Date: Sat, 23 Apr 1994 12:05:36 -0800
 From: John Perry Barlow <barlow@eff.org>
 
 I know that news of her death is circulating the Net and I'm getting an incredible outpouring of shock and sympathy. For any good it might do, I hope you will post this to some of the places where news of her death has appeared. I mean it to stand as her gravestone in the virtual world.
 
 Cynthia Horner's Eulogy
 
 read by John Perry Barlow at her funeral April 22, 1994 in Nanaimo, Vancouver Island, BC..
 
 I don't know most of you, and I envy the many among you who were graced with Cynthia all her life. I only knew her a little while.  We spent the last glorious year of her life together.
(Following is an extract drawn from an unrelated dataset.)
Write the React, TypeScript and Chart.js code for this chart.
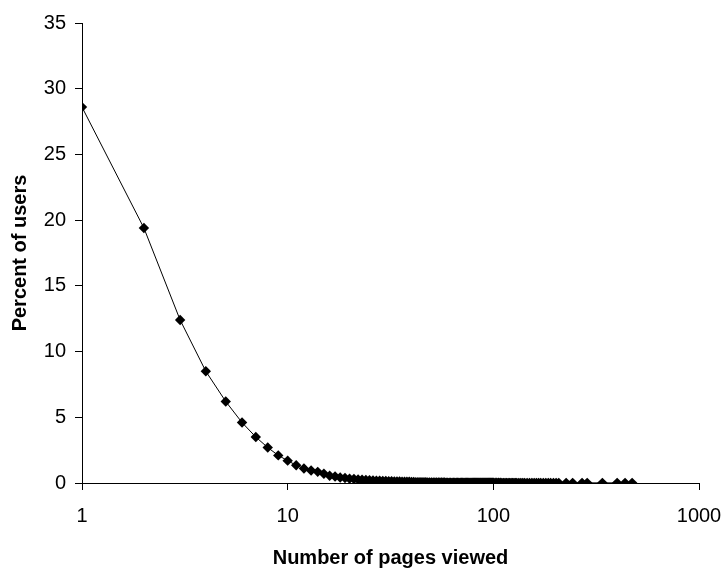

It was the best year of my life and, I firmly believe, it was the best year of her life too.
 
 Last Sunday morning, during the last hour we spent together, we were playing with a cat which strangely green eyes.
 
 She looked at me with her own beautiful green eyes and said, "You know, James Joyce said that green eyes were a sign of the supernatural." The way she said it seemed pointed and meaningful. And hope makes me want to believe it all the more meaningful now.
 
 I don't know that I believe in the supernatural, but I do believe in miracles, and our time together was filled with the events of magical unlikelihood. I also believe that sometimes angels live among us, hidden within our fellow human beings. I'm convinced that such an angel dwelled in Cynthia. I felt this presence often in Cynthia's lightness of being, in her decency, her tolerance, her incredible love. I never heard Cynthia speak ill of anyone nor did I ever hear anyone speak ill of her. She gave joy and solace to all who met her.
 
 I feel her angel still, dancing around the spiritual periphery, just beyond the sight of my eyes, narrowed as they are with the glare of ordinary light. Her graceful goodness continues to surround me, if less focused and tangible than before.
 
 With a care that was appropriately reverential, Cynthia and I built a love which was an inspiration to all who came into contact with it. We felt, quite consciously, that it was our gift to the world. We wanted to show the hesitant the miracle that comes when two people give their hearts unconditionally, honestly, fearlessly, and without reservation or judgement. We wanted to make our union into a message of hope, and I believe we did, even though we knew that hearts opened so freely can be shattered if something should go wrong. As my heart is shattered now.
 
 So among the waves of tragedy which have crashed on me with her death is a terror that our message of hope has been changed into a dreadful warning. But I am here to tell you that had I known at the beginning that I would be here today doing this terrible thing, I would still have loved her as unhesitatingly, because true love is worth any price one is asked to pay.
 
 The other message we wished to convey was one of faith in the essential goodness and purpose of life. I have always felt that no matter how inscrutable its ways and means, the universe is working perfectly and working according to a greater plan than we can know. In the last few days, I have had to battle with the fear that everything is actually just random, that the universe is a howling void of meaningless chaos, indifferent to everything that I value. All hope has at times seemed unjustified to me.
 
 But groundless hope, like unconditional love, is the only kind worth having.
 
 It's true name is faith. As it is a shallow faith which goes untested, so it is that if we can keep our faith through this terrible test, we will emerge with a conviction of incredible and enduring strength. And this faith will become Cynthia's greatest gift to us. If we can build with our lives a monument to her light and her love, she will not have died in vain, and her death will become as much a miracle as was her life.